88 Euro im Monat kostet das Ganztagsangebot in der Draschestraße. Für Eltern mit geringem Einkommen besteht die Möglichkeit einer Ermäßigung "bis gegen null“, erläutert der Direktor. Denn in vielen Fällen, das ergab eine Erhebung der Arbeiterkammer aus dem Jahr 2009, stehen die hohen Kosten für das Ganztagsangebot genau jenen Geringverdienern im Weg, die den größten Nutzen daraus ziehen sollten.

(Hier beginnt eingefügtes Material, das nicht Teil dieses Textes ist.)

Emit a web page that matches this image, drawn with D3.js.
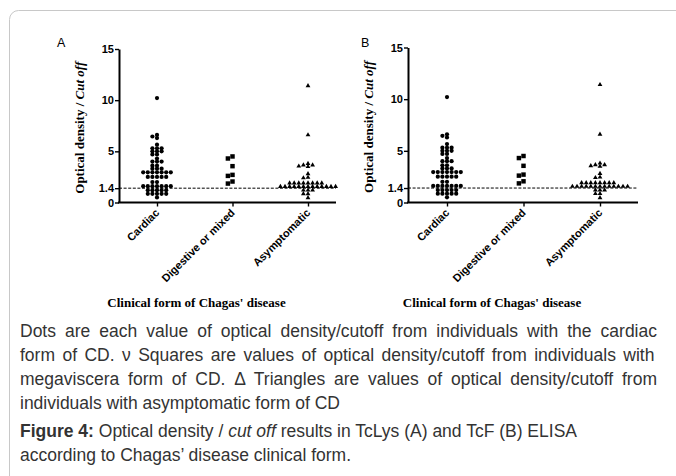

Wundermittel gegen Schulabbruch

Besonders bei berufsbildenden Schulen wird das Ganztagsmodell als Hoffnungsträger gehandelt: Hier schafft nur die Hälfte ihren Abschluss im ersten Durchlauf, die bedenkliche Abbruchquote von bis zu 40 Prozent ist die höchste unter allen Schultypen. Die Handelsakademie und Handelsschule (HAK/HAS) des BFI bietet daher seit sieben Jahren verschränkten Ganztagsunterricht für die erste Klasse Oberstufe an. Damit soll "der Übergang erleichtert werden“, erklärt Direktorin Helga Wallner. Denn für viele der Schüler ist die Oberstufenausbildung herausforderndes Terrain. "Wir sind die internationale Schule Wiens, nur ohne wohlhabende Eltern“, erklärt Wallner. Über 90 Prozent der Schüler haben Deutsch nicht zur Muttersprache.

Die Schule bemüht sich nach Kräften, ihren Schülern Erfahrungen jenseits des Matheunterrichts mit auf den Weg zu geben: "Work Placement“-Praktika, verstärkte Exkursionen sowie "kreatives Gestalten und Kultur“ werden angeboten - "damit die Freude an der Schule aufrecht bleibt“, so Wallner.

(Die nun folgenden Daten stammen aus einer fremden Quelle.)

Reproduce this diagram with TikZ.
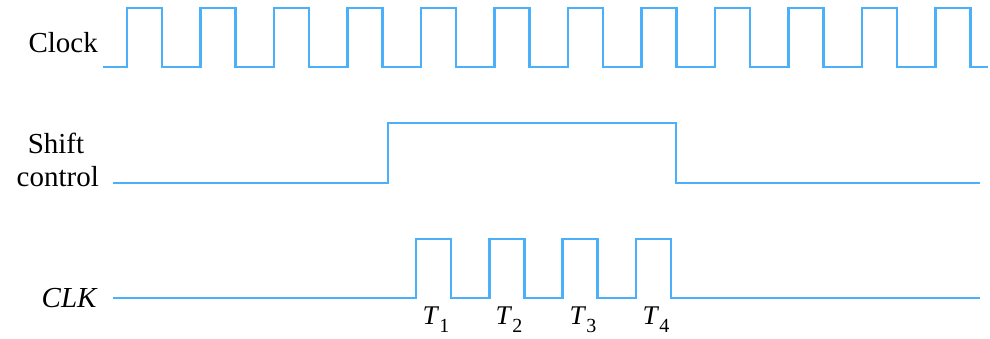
\documentclass[tikz,border=0pt]{standalone}
\usepackage{fontspec}
\setmainfont{Liberation Serif}
\definecolor{wavec}{RGB}{74,176,250}
\newcommand{\tlab}[1]{\textit{T}\raisebox{-8pt}{\fontsize{20}{20}\selectfont #1}}
\begin{document}
\begin{tikzpicture}[x=1pt,y=-1pt,
  wave/.style={draw=wavec, line width=2.8pt, line join=miter},
  lbl/.style={font=\fontsize{29}{34}\selectfont, inner sep=0pt},
  tl/.style={font=\fontsize{27}{30}\selectfont, inner sep=0pt, anchor=base}]
\useasboundingbox (0,0) rectangle (990,338);
% labels
\node[lbl, anchor=base east] (clock) at (98,52) {Clock};
\node[lbl, anchor=base] (shift) at (56,153) {Shift};
\node[lbl, anchor=base east] (control) at (99,186) {control};
\node[lbl, anchor=base east] (clk) at (98,307) {\textit{CLK}};
% clock waveform
\draw[wave] (103,67) \foreach \i in {0,...,11}{
  -- ({127+73.5*\i},67) -- ({127+73.5*\i},8) -- ({162+73.5*\i},8) -- ({162+73.5*\i},67)} -- (988,67);
% shift control
\draw[wave] (113,183) -- (388,183) -- (388,123) -- (676,123) -- (676,183) -- (980,183);
% CLK
\draw[wave] (113,298) \foreach \i in {0,...,3}{
  -- ({416+73.3*\i},298) -- ({416+73.3*\i},239) -- ({451+73.3*\i},239) -- ({451+73.3*\i},298)} -- (980,298);
% T labels
\node[tl] (t1) at (436,324) {\tlab{1}};
\node[tl] (t2) at (509,324) {\tlab{2}};
\node[tl] (t3) at (583,324) {\tlab{3}};
\node[tl] (t4) at (656,324) {\tlab{4}};
\end{tikzpicture}
\end{document}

Helga Wallner, Direktorin der Handelsakademie und Handelsschule des BFI, spricht sich für den Ganztagsunterricht aus.

Als "Role Models“ begleiten ehemalige Schüler die Lernstunden. "Sie sollen zeigen: Wir haben es geschafft, ihr könnt es auch. Unter Schülern mit Migrationshintergrund existiert oft ein internalisierter Zweifel“, erklärt Ganztageslehrer Johannes Harner. Aber auch praktisch gesehen hilft fachgerechte Lernbetreuung bei neuen, komplizierten Fächern wie Rechnungswesen und Buchhaltung. Persönliche und familiäre Krisen seien durch das Vertrauensverhältnis zwischen Lehrer und Schüler leichter begreifbar, erklärt Karner: "Es macht mich auf jeden Fall empathischer, zu wissen, dass der Bub gerade nichts lernt, weil er Ärger zu Hause hat, als pauschal anzunehmen, er hätte die Schule satt.“

Natürlich benötigten Ganztagsschulen mehr strukturelle Arbeit, um das aufwendige Angebot zu managen, erklärt Lisa Horill aus der Volksschule Schumpeterweg: "Wir bräuchten mehr Hilfe in der Administration, um uns stärker auf das Pädagogische zu konzentrieren - dazu zählt auch die inhaltliche Ausarbeitung, die bedauerlicherweise oft zu kurz kommt.“ Noch müssten engagierte Pädagogen meist ihre Freizeit dafür opfern, hinzu kommt der zeitliche Mehraufwand durch die nachmittägliche Lernbetreuung und gemeinsame Mittagspausen. "Wir tun das aus Überzeugung. Aber wenn ein Lehrer nicht mitmachen will, bringen Zwangsmaßnahmen weder ihm noch den Schülern etwas“, meint Lehrer Karner aus den BFI-Schulen.